Ensuite, d'un point de vue géographique, la proximité de la frontière franco-allemande facilite les échanges et incite les élèves français à apprendre l'allemand auprès de professeurs d'origine allemande, assurant potentiellement une qualité d'enseignement supérieure à celle des autres régions françaises. L'importance de la proximité géographique avec l'Allemagne semble encourager l'éducation interculturelle telle qu'Abibac. D'après la carte ci-contre, l'académie alsacienne compte 18 sections Abibac, alors que les académies du Nord de la France et de l'Île-de-France en comptent deux fois moins. L'apprentissage de l'allemand est donc fortement encouragé dans l'est de la France. Dans les familles où on parle alsacien, il est souvent utile d'apprendre l'allemand en même temps, parfois dès l'école primaire. Là où la plupart des écoles primaires initient les enfants à l'anglais, la proximité de la frontière et la culture de l'est de la France encouragent les élèves à apprendre l'allemand.

L'anglais en tant que langue universelle devrait suffire, non?

D'ailleurs, les autres étudiants qui ne choisissent pas l'allemand comme langue étrangère pensent que dans la grande majorité des cas, l'anglais reste tout à fait suffisant. L’anglais est aussi souvent présenté dans les discours d'orientation des enseignants et conseillers d’orientation comme la seule langue incontournable; la prépondérance de l’anglais correspond de cette manière également à une forme d’ «auto-persuasion» des élèves et de leur famille. Selon l'enquête, la prédominance de la culture anglo-saxonne dans nos sociétés et son accessibilité permettent également d'apprendre l'anglais plus rapidement que l'allemand, dont la culture est moins répandue aujourd'hui. Cela peut donc conduire à penser que la seule maîtrise de l'anglais est suffisante. En réalité, apprendre une langue nationale comme l'allemand est le seul moyen de s'immerger dans la culture allemande, de comprendre la mentalité des Allemands et leur mode de vie. Avec l'anglais, on reste limité au statut de touriste. Il est également probable que la sortie du Royaume-Uni de l'Union européenne incite davantage la France à se tourner vers son voisin allemand pour relancer les relations bilatérales, notamment en développant l'apprentissage de l'allemand chez les étudiants français.

Quel avenir pour l'enseignement de l'allemand?

Le 25 janvier 2021 a eu lieu la 8e réunion par visioconférence entre les recteurs des académies françaises et le ministre de l’éducation nationale.

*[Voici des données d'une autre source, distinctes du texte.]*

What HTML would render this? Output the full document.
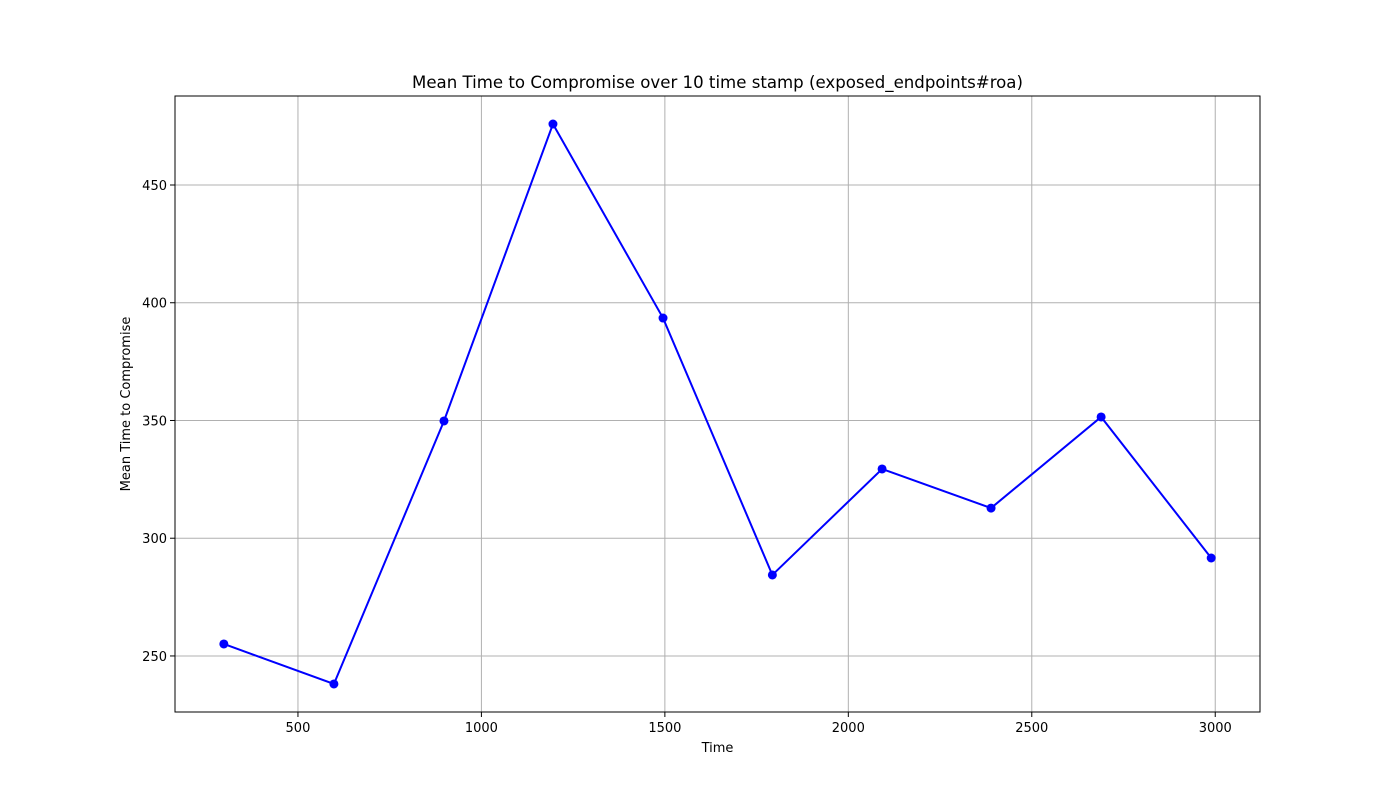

L'objectif de cette réunion était de renforcer l'apprentissage de l’allemand. On peut espérer que le renforcement de la coopération franco-allemande dans le domaine de l'éducation permettra de pallier les tristes conséquences des réformes des collèges et lycées français sur l'apprentissage de l'allemand en France, à l'heure où il est difficile de recruter des professeurs d'origine française pour maintenir l'enseignement de l'allemand.

En février 2020, une pétition a été lancée, "Pour la diversité des langues. Des moyens fléchés pour l'allemand dès la rentrée 2021" sur Change.org.